ECMWFCode4Earth / challenges_2023

Discover the ECMWF Code for Earth 2023 challenges
53 stars 5 forks source link

Challenge 12 -Compression of Geospatial Data with Varying Information Density #3

Open EsperanzaCuartero opened 1 year ago

EsperanzaCuartero commented 1 year ago

Challenge 12 - Compression of Geospatial Data with Varying Information Density

Stream 1 - Software Developments for Earth Sciences

Goal

Development of an information-density adapting compression

Mentors and skills


Note: Only nationals or residents from the ECMWF Member States and Co-operating States are eligible to participate (see Terms and Conditions).


Challenge description

Geospatial data can vary in its information density from one part of the world to another. A dataset containing streets will be very dense in cities but contains little information in remote places like the Alps or even the ocean. The same is also true for datasets about the ocean or the atmosphere. The variability of sea surface temperatures and currents is much larger in the vicinity of the golf stream than in the middle of the Atlantic basin. This variability might also change in time. A hurricane, for example, has a lot of variability in winds, temperature and rain rates, and travels in addition across entire ocean basins.

The challenge of this project is to improve xbitinfo to preserve the natural variability of these features but not to save random noise where the real information density is rather low. This means in particular that the number of bits needed to preserve in compression changes with location. A hurricane has a different information density than a same-sized area in the steadily blowing trade-wind regimes. Compressibility of climate data therefore can change drastically in time and space, which we want to exploit.

Currently in the bitinformation framework, to preserve all real information, the maximum information content calculated by xbitinfo needs to be used for the entire dataset. However, bitinformation can also be calculated on subsets, such that the ‘boring’ parts can therefore be more efficiently compressed.

Xbitinfo is an open-source Python package that enables lossy compression of geo-spatial data based on its information content. Embedded into the pangeo ecosystem, xbitinfo builds on top of xarray and dask and allows for fast compression and analysis of various data formats including netCDF and zarr. Xbitinfo addresses the challenge of increasingly large datasets split into chunks that are currently created due to increasingly available compute power. Climate simulations with resolutions of sub-km scale with petabytes of output are just one example where xbitinfo can help to keep the dataset manageable.

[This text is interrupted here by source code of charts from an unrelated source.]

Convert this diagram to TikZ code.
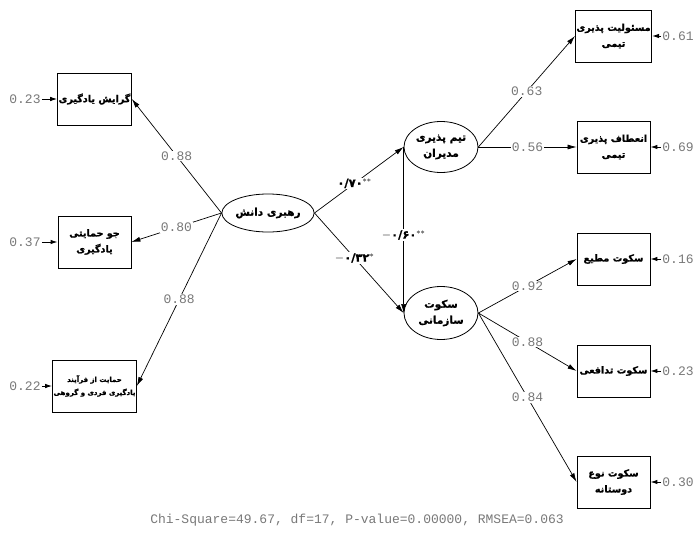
\documentclass[tikz,border=0pt]{standalone}
\usepackage{fontspec}
\setmonofont{Liberation Mono}
\newfontfamily\fa[Script=Arabic, BoldFont={DejaVu Sans Bold}, BoldFeatures={FakeBold=1.2}]{DejaVu Sans}
\TeXXeTstate=1
\usetikzlibrary{shapes.geometric, arrows.meta, positioning}
\definecolor{numgray}{RGB}{120,120,120}

\newcommand{\rtl}[1]{\beginR #1\endR}

\begin{document}
\begin{tikzpicture}[x=1pt, y=-1pt,
  obs/.style={draw, line width=0.8pt, minimum width=73pt, minimum height=52pt, align=center, inner sep=1pt, font=\fa\bfseries\fontsize{9.6}{16}\selectfont},
  lat/.style={draw, ellipse, line width=0.8pt, minimum width=74pt, minimum height=51pt, align=center, inner sep=0pt, font=\fa\bfseries\fontsize{10.5}{16}\selectfont},
  arr/.style={-{Latex[length=9pt, width=5pt]}, line width=0.7pt},
  errarr/.style={-{Latex[length=7pt, width=4.5pt]}, line width=1pt},
  coef/.style={fill=white, text=numgray, inner sep=1pt, font=\ttfamily\fontsize{13}{14}\selectfont},
  pcoef/.style={fill=white, inner sep=1pt, font=\fa\bfseries\fontsize{11.5}{12}\selectfont},
  err/.style={text=numgray, inner sep=1pt, font=\ttfamily\fontsize{13}{14}\selectfont},
]
  \useasboundingbox (0,0) rectangle (697,533);

  % latent variables
  \node[lat, minimum height=38pt] (know) at (268,213) {\rtl{رهبری دانش}};
  \node[lat] (team) at (441,147) {\rtl{تیم پذیری}\\\rtl{مدیران}};
  \node[lat, minimum height=53pt] (silence) at (441,313) {\rtl{سکوت}\\\rtl{سازمانی}};

  % indicators, left
  \node[obs] (learn) at (94.5,99) {\rtl{گرایش یادگیری}};
  \node[obs] (climate) at (94.5,242) {\rtl{جو حمایتی}\\\rtl{یادگیری}};
  \node[obs, font=\fa\bfseries\fontsize{7}{13}\selectfont] (support) at (94.5,386) {\rtl{حمایت از فرآیند}\\\rtl{یادگیری فردی و گروهی}};

  % indicators, right
  \node[obs] (resp) at (613.5,36) {\rtl{مسئولیت پذیری}\\\rtl{تیمی}};
  \node[obs] (flex) at (613.5,147) {\rtl{انعطاف پذیری}\\\rtl{تیمی}};
  \node[obs] (obey) at (613.5,259) {\rtl{سکوت مطیع}};
  \node[obs] (defend) at (613.5,371) {\rtl{سکوت تدافعی}};
  \node[obs] (altru) at (613.5,482) {\rtl{سکوت نوع}\\\rtl{دوستانه}};

  % error terms
  \node[err] (e1) at (25,99) {0.23};
  \node[err] (e2) at (25,242) {0.37};
  \node[err] (e3) at (25,386) {0.22};
  \node[err] (e4) at (678,36) {0.61};
  \node[err] (e5) at (678,147) {0.69};
  \node[err] (e6) at (678,259) {0.16};
  \node[err] (e7) at (678,371) {0.23};
  \node[err] (e8) at (678,482) {0.30};
  \foreach \e/\b in {e1/learn, e2/climate, e3/support}
    \draw[errarr] (\e.east) -- (\b.west);
  \foreach \e/\b in {e4/resp, e5/flex, e6/obey, e7/defend, e8/altru}
    \draw[errarr] (\e.west) -- (\b.east);

  % loadings
  \draw[arr] (know.west) -- node[coef] {0.88} (learn.east);
  \draw[arr] (know.west) -- node[coef] {0.80} (climate.east);
  \draw[arr] (know.west) -- node[coef] {0.88} (support.east);
  \draw[arr] (team.east) -- node[coef] {0.63} (resp.west);
  \draw[arr] (team.east) -- node[coef] {0.56} (flex.west);
  \draw[arr] (silence.east) -- node[coef] {0.92} (obey.west);
  \draw[arr] (silence.east) -- node[coef] {0.88} (defend.west);
  \draw[arr] (silence.east) -- node[coef] {0.84} (altru.west);

  % structural paths
  \draw[arr] (know.east) -- node[pcoef, pos=0.45] {۰/۷۰$^{**}$} (team.west);
  \draw[arr] (know.east) -- node[pcoef, pos=0.45] {$-$۰/۳۲$^{*}$} (silence.west);
  \draw[arr] (team.west) -- node[pcoef, pos=0.53] {$-$۰/۶۰$^{**}$} (silence.west);

  % fit indices
  \node[err] (fit) at (357,520) {Chi-Square=49.67, df=17, P-value=0.00000, RMSEA=0.063};
\end{tikzpicture}
\end{document}
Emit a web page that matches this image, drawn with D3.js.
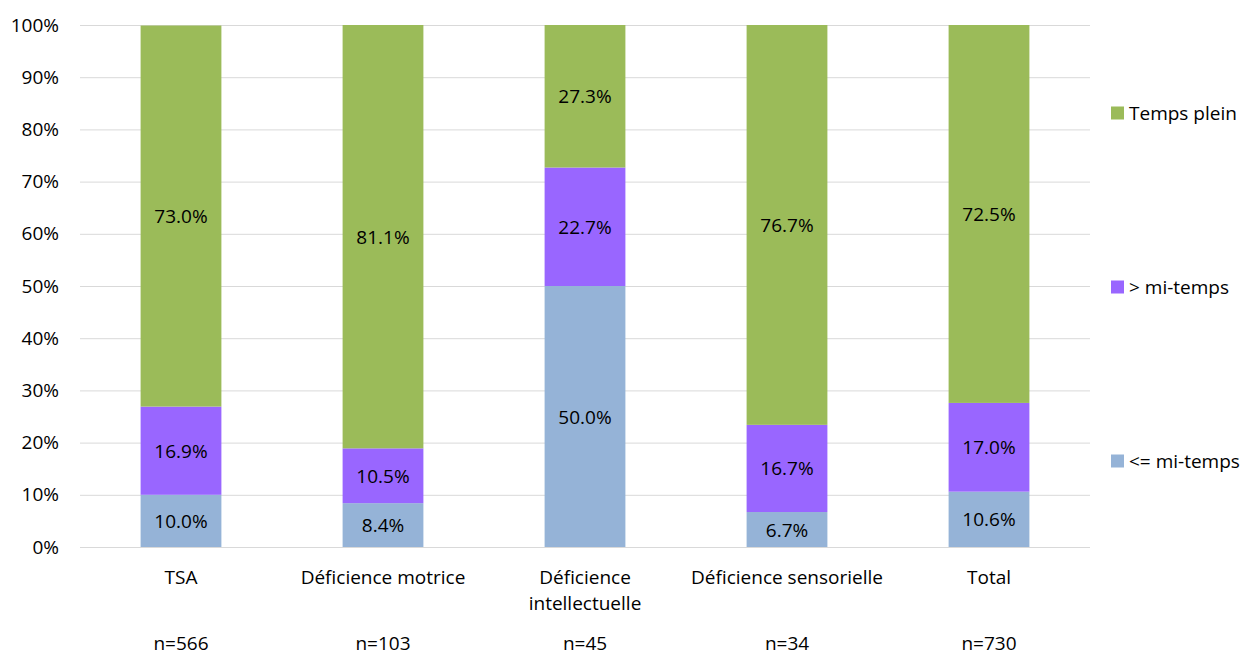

The successful applicant will refine the implementation of xbitinfo to data subsections (chunks) and improve our ability to compress spatially and temporal varying fields. Furthermore, the applicant will learn about information theory and software engineering with international mentors.

References:

edwardhartnett commented 1 year ago

Note that we recently added some compression features to netCDF, including support of lossy compression and support for the faster zstandard compression library. These may be helpful to those working on this challenge. For more details see: https://www.researchgate.net/publication/365006139_NetCDF_Compression_Improvements

milankl commented 1 year ago

Amazing, thanks Ed. Great summary!

ayoubft commented 1 year ago

Hello there!

I came across this project and it immediately caught my attention. The idea seems very interesting and I would love to learn more about it. I am writing to express my keen interest in this project.

Started out a draft for the proposal and during my research, I found out that this project is listed as a Google Summer of Code (GSoC) project .

Please let me know if there are any updates regarding the project considering that GSoC deadline is April 4th.

milankl commented 1 year ago

Hi Ayoub! Thanks for your interest!! Yes, indeed, we also got this project into the Google Summer of Code, meaning that it is possible to get funding through either track. Note the different deadlines though. We therefore expect two participants (one from code for earth, one from summer of code) to work on xbitinfo simultaneously. Depending on the proposals we will then define the individual projects in discussion with the participants so that they are somewhat independent of another. For us mentors there's no difference once you get accepted through summer of code or code for earth, but the programmes are distinct and there's only funding to accept one from each.

So yes, please write down your ideas and interests into a proposal and apply! You can also pick up ideas from the project ideas we wrote down for GSoC. In the end, we would like to see that you understood the challenge and have ideas how to solve it and a motivation to work on this during the summer.

ayoubft commented 1 year ago

Thank you so much Milan for your response and for clarifying the details about the project and the funding options available. I've already taken a look at the project idea listed for GSoC, and I'm excited to continue working on my proposal. This project is a fantastic opportunity to learn and develop new skills, and I'm eager to understand the challenge and come up with innovative ideas for how to solve it.